What is the logic behind using int** and int [][] to declare variable/get function parameters, in all 4 combinations? Most predefined functions I worked with use int** in the function header.

I know int [][] is not equivalent to int**, it is int* [] correctly, but what are the things that i'm missing? int[][] is an multi dimensional array means array of arrays, all 3 ways of writing it seem the same. And for int[][] it almost always asks to only let the first parameter void, like for int array[][][][] I need to put int array a[][n1][n2][n3] in the function parameter, right? It needs to know the dimension for multi-dimensional arrays except for the first one, because int* and int[] can be used without problems when declaring function arguments?

like image 668
Mihnea Avatar asked Nov 28 '22 19:11

Mihnea


2 Answers

What are the exact differences betwenn int **a and int a[][] as function parameters in C and C++?

int *a. This is a pointer to an int.

int **a. This is a pointer to pointer to an int.

int a[] This would be an array of unspecified number of ints in all other contexts, but as a function parameter declarator, it is adjusted to be a pointer to int i.e. in that case it is same as if you had written int *a.

int a[][] This would be an array of unspecified number of arrays of unspecified number of ints, but such type is ill-formed because the array element cannot be an array of unspecified size.
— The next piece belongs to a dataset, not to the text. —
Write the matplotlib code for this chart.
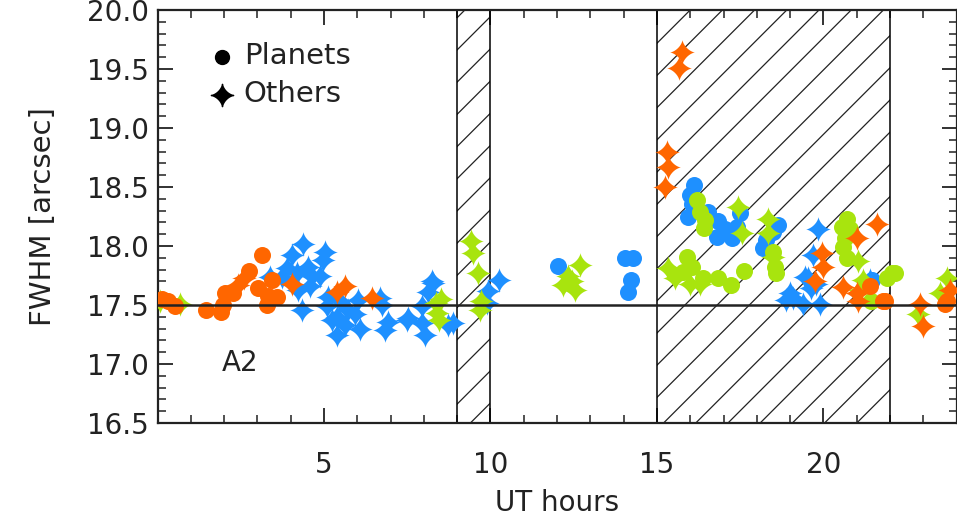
import numpy as np
import matplotlib
matplotlib.use("Agg")
import matplotlib.pyplot as plt
from matplotlib.path import Path
from matplotlib.patches import Rectangle

# ---------------- data ----------------
# Planets (circles)
planet_orange_x = [0.14, 0.32, 0.53, 1.45, 1.91, 1.96, 2.03, 2.28, 2.76, 3.13, 3.01, 3.43, 3.28, 3.33, 3.60,
                   21.40, 21.80, 21.85, 23.65, 23.70]
planet_orange_y = [17.55, 17.53, 17.49, 17.46, 17.44, 17.50, 17.60, 17.60, 17.79, 17.92, 17.64, 17.71, 17.50, 17.58, 17.57,
                   17.66, 17.53, 17.53, 17.51, 17.53]

planet_blue_x = [12.02, 14.04, 14.29, 14.21, 14.14, 16.12, 15.99, 16.04, 15.92, 16.54, 16.84, 16.79, 17.24, 17.39,
                 17.49, 18.64, 18.49, 18.29, 18.19, 17.04, 21.45]
planet_blue_y = [17.83, 17.90, 17.90, 17.71, 17.61, 18.52, 18.43, 18.36, 18.25, 18.29, 18.21, 18.08, 18.07, 18.16,
                 18.28, 18.18, 18.12, 18.05, 17.98, 18.14, 17.71]

planet_green_x = [16.19, 16.29, 16.44, 16.41, 15.89, 16.04, 15.79, 16.39, 16.84, 17.22, 17.61, 18.49, 18.54, 18.59,
                  20.70, 20.55, 20.80, 20.65, 20.58, 20.70, 21.90, 22.15, 21.42, 22.05]
planet_green_y = [18.39, 18.29, 18.22, 18.15, 17.91, 17.82, 17.78, 17.73, 17.73, 17.67, 17.79, 17.95, 17.82, 17.77,
                  18.23, 18.16, 18.14, 18.07, 17.99, 17.90, 17.73, 17.77, 17.53, 17.77]

# Others (stars)
other_orange_x = [2.41, 2.61, 4.03, 5.38, 5.63, 6.45, 15.29, 15.34, 15.24, 15.75, 15.65,
                  19.95, 20.00, 19.74, 20.59, 21.05, 21.60, 21.00, 22.90, 22.98, 23.80, 21.00]
other_orange_y = [17.67, 17.73, 17.68, 17.61, 17.66, 17.56, 18.80, 18.67, 18.50, 19.64, 19.51,
                  17.94, 17.82, 17.70, 17.65, 17.53, 18.19, 18.07, 17.51, 17.32, 17.63, 17.60]

other_blue_x = [4.38, 4.03, 5.03, 4.98, 4.53, 3.88, 3.38, 3.73, 4.18, 4.63, 4.88, 4.23, 4.58, 4.33, 5.13, 5.08,
                5.48, 5.73, 6.03, 5.23, 5.38, 5.63, 5.93, 6.08, 6.73, 6.93, 6.83, 7.53, 7.93, 8.03, 8.23, 8.13,
                7.93, 8.73, 5.38, 6.68, 7.48, 8.88, 8.28, 9.93, 10.25, 9.90,
                19.85, 19.70, 19.55, 19.10, 19.40, 18.89, 19.89, 21.40, 19.79, 19.44, 19.64, 18.99]
other_blue_y = [18.02, 17.92, 17.95, 17.88, 17.82, 17.81, 17.74, 17.74, 17.77, 17.75, 17.75, 17.63, 17.66, 17.46,
                17.57, 17.49, 17.53, 17.46, 17.54, 17.37, 17.25, 17.33, 17.42, 17.30, 17.50, 17.36, 17.29, 17.39,
                17.35, 17.25, 17.70, 17.61, 17.49, 17.33, 17.40, 17.56, 17.37, 17.35, 17.69, 17.62, 17.71, 17.52,
                18.14, 17.92, 17.73, 17.56, 17.51, 17.54, 17.51, 17.71, 17.68, 17.74, 17.64, 17.60]

other_green_x = [0.08, 0.68, 8.35, 8.50, 8.40, 8.45, 9.43, 9.48, 9.63, 9.73, 9.68, 12.69, 12.34, 12.19, 12.54,
                 12.44, 17.44, 17.54, 18.34, 18.34, 18.49, 15.34, 15.54, 15.99, 16.29, 21.05, 21.20, 21.10,
                 23.70, 23.50, 22.85]
other_green_y = [17.53, 17.51, 17.52, 17.55, 17.43, 17.37, 18.04, 17.94, 17.77, 17.53, 17.46, 17.84, 17.75, 17.67,
                 17.63, 17.70, 18.33, 18.11, 18.23, 18.11, 17.91, 17.81, 17.73, 17.68, 17.68, 17.87, 17.71, 17.63,
                 17.73, 17.60, 17.42]

shaded_spans = [(9.0, 10.0), (15.0, 22.0)]
reference_level = 17.5
x_ticks = [5, 10, 15, 20]
y_ticks = [16.5, 17.0, 17.5, 18.0, 18.5, 19.0, 19.5, 20.0]

ORANGE = "#FF6600"
BLUE = "#1E90FF"
GREEN = "#A8E40E"

# 4-point star marker with concave sides
t = np.linspace(0, 2 * np.pi, 161)
p = 3.0
sx = np.sign(np.cos(t)) * np.abs(np.cos(t)) ** p
sy = np.sign(np.sin(t)) * np.abs(np.sin(t)) ** p
star = Path(np.column_stack([sx, sy]), closed=True)

plt.rcParams['font.family'] = ['DejaVu Sans']
fig = plt.figure(figsize=(9.57, 5.15), dpi=100)
ax = fig.add_axes([0.1646, 0.1786, 0.835, 0.802])
ax.set_xlim(0, 24)
ax.set_ylim(16.5, 20.0)

# shaded (hatched) spans
px_per_h = 0.835 * 957 / 24.0
px_per_u = 0.802 * 515 / 3.5
slope = px_per_h / px_per_u
for (a, b) in shaded_spans:
    rect = Rectangle((a, 16.5), b - a, 3.5, fill=False, edgecolor="black", lw=1.1, zorder=2)
    ax.add_patch(rect)
    for k in range(-20, 20):
        x0 = 15.09 + k * 0.967
        xs = [x0 + (16.5 - 17.288) / slope, x0 + (20.0 - 17.288) / slope]
        ln, = ax.plot(xs, [16.5, 20.0], color="#222222", lw=0.9, zorder=1)
        ln.set_clip_path(rect)

CS = 150
SS = 330
ax.scatter(other_blue_x, other_blue_y, marker=star, s=SS, color=BLUE, lw=0, zorder=3)
ax.scatter(planet_blue_x, planet_blue_y, marker='o', s=CS, color=BLUE, lw=0, zorder=3)
ax.scatter(other_green_x, other_green_y, marker=star, s=SS, color=GREEN, lw=0, zorder=3)
ax.scatter(planet_green_x, planet_green_y, marker='o', s=CS, color=GREEN, lw=0, zorder=3)
ax.scatter(other_orange_x, other_orange_y, marker=star, s=SS, color=ORANGE, lw=0, zorder=3)
ax.scatter(planet_orange_x, planet_orange_y, marker='o', s=CS, color=ORANGE, lw=0, zorder=3)

ax.axhline(reference_level, color="#222222", lw=1.8, zorder=5)

# legend-like annotation
ax.scatter([0.081], [0.886], marker='o', s=100, color="black", transform=ax.transAxes, zorder=6, clip_on=False)
ax.scatter([0.081], [0.794], marker=star, s=260, color="black", transform=ax.transAxes, zorder=6, clip_on=False)
ax.text(0.108, 0.888, "Planets", transform=ax.transAxes, fontsize=21, va="center", ha="left", color="#222222")
ax.text(0.108, 0.796, "Others", transform=ax.transAxes, fontsize=21, va="center", ha="left", color="#222222")
ax.text(0.081, 0.145, "A2", transform=ax.transAxes, fontsize=20, va="center", ha="left", color="#222222")

ax.set_xticks(x_ticks)
ax.set_xticks(np.arange(1, 24), minor=True)
ax.set_yticks(y_ticks)
ax.set_yticklabels([f"{v:.1f}" for v in y_ticks])
ax.set_yticks(np.arange(16.5, 20.0001, 0.1), minor=True)
ax.tick_params(which="both", direction="in", top=True, right=True, colors="#222222", labelcolor="#222222")
ax.tick_params(which="major", length=11, width=1.3, labelsize=20)
ax.tick_params(which="minor", length=5.5, width=1.1)
ax.tick_params(axis="x", which="major", pad=20)
ax.tick_params(axis="y", which="major", pad=6)
for s in ax.spines.values():
    s.set_linewidth(1.6)
    s.set_color("#222222")

ax.set_xlabel("UT hours", fontsize=20, color="#222222", labelpad=7)
ax.set_ylabel("FWHM [arcsec]", fontsize=21, color="#222222", labelpad=22)

fig.savefig("out.png", dpi=100)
int *a[] This would be an array of unspecified number of pointers to int in all other contexts, but as a function parameter declarator, it is adjusted to be a pointer to pointer to int i.e. in that case it is same as if you had written int **a.

int (*a)[N] This is a pointer to an array of N ints.

int a[][N] This would be an array of unspecified number of arrays of N ints in all other contexts, but as a function parameter declarator, it is adjusted to be a pointer to an array of N int i.e. in that case it is same as if you had written int (*a)[N].


Some examples:

void fun_1D(int*);        // argument is pointer to int
void fun_1D(int[]);       // same as above
void fun_1D(int[10]);     // same as above; note that 10 is ignored

int arr_1D[20];           // array of int
fun_1D(arr_1D);           // implicit conversion
fun_1D(&arr_1D[0]);       // same as above

void fun_2D(int (*)[20]); // note that 20 is not ignored
void fun_2D(int[][20]);   // same as above
void fun_2D(int[10][20]); // same as above; note that 10 is ignored

int arr_2D[20][20];       // array of array of int
fun_2D(arr_2D);           // implicit conversion
fun_2D(&arr_2D[0]);       // same as above

fun_1D(arr_2D[i]);        // implicit conversion
fun_1D(&arr_2D[i][0]);    // same as above

void fun_ptrs(int**);     // argument is pointer to pointer to int
void fun_ptrs(int*[]);    // same as above
void fun_ptrs(int*[10]);  // same as above; note that 10 is ignored

int *arr_ptr[20];         // array of pointers
fun_ptrs(arr_ptr);        // implicit conversion
fun_ptrs(&arr_ptr[0]);    // same as above

fun_1D(arr_ptr[i]);       // no conversion needed


// broken examples
fun_2D(arr_ptr);          // int*[20] is not int(*)[20]
fun_ptrs(arr_2D);         // int[20][20] is not int**

Notice how a function parameter declared as an array is adjusted as the same pointer type to which an array will decay to upon lvalue to rvalue conversion.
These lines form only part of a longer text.